For that reason Twitter had been blocked but Facebook was still available, he said, adding that those responsible for the competition were “trying to hurt Muslim feelings”.
Twitter and Facebook were not immediately reachable for comment.
Responding to the furore around the ban, one Twitter user, @vinodvyas, wrote: “Now billions of ppl know there exists a competition to draw Prophet.”
Islam strictly prohibits the depiction of any prophet as blasphemous.
Muslims across the globe staged angry protests over the publication of satirical cartoons of Mohammed in European newspapers four years ago.
A suicide attack outside the Danish embassy in Islamabad that year killed eight people. Al-Qaeda claimed the attack to avenge the cartoons.
A court in Pakistan blocked Facebook in May 2010 because of a similar competition organised by an anonymous Facebook user who called on people to draw the Prophet to promote “freedom of expression”.

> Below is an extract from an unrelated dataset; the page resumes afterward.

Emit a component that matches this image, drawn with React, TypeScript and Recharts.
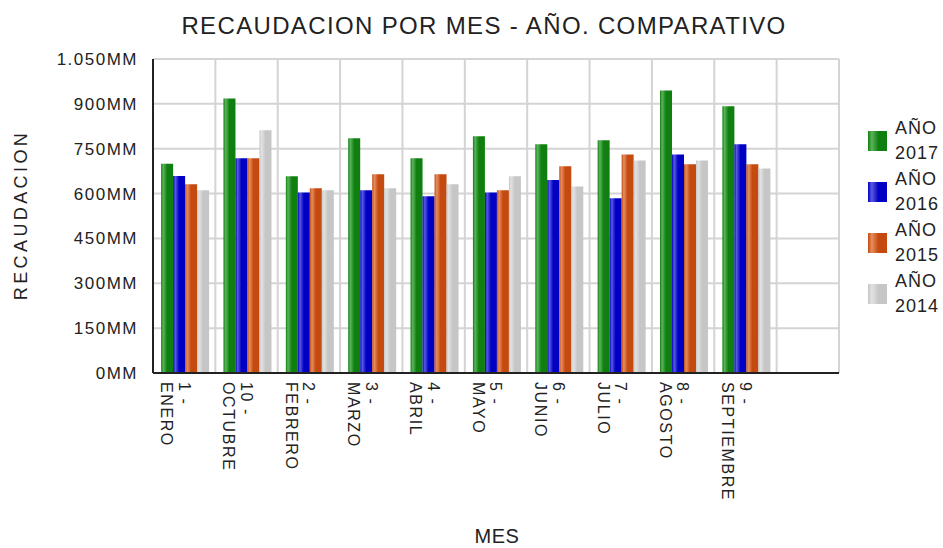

The competition sparked a major backlash in the conservative Muslim country, where even moderates were deeply offended by the drawings that appeared on the “Everyone Draw Mohammed Day” Facebook page.
The competition saw Facebook blocked for almost two weeks after a petition by a group of Islamic lawyers. The PTA also banned YouTube for a week and restricted access to other websites, including Wikipedia, lashing out against “growing sacrilegious” content.
The government at the time said it would conduct monitoring of major websites for anti-Islamic content.
Ali Dayan Hasan, Pakistan director at Human Rights Watch, said the latest ban was “ill-advised, counter-productive and will ultimately prove to be futile as all such attempts at censorship have proved to be”.
“The right to free speech is non-negotiable and if Pakistan is the rights-respecting democracy it claims to be, this ban must be lifted forthwith,” he said.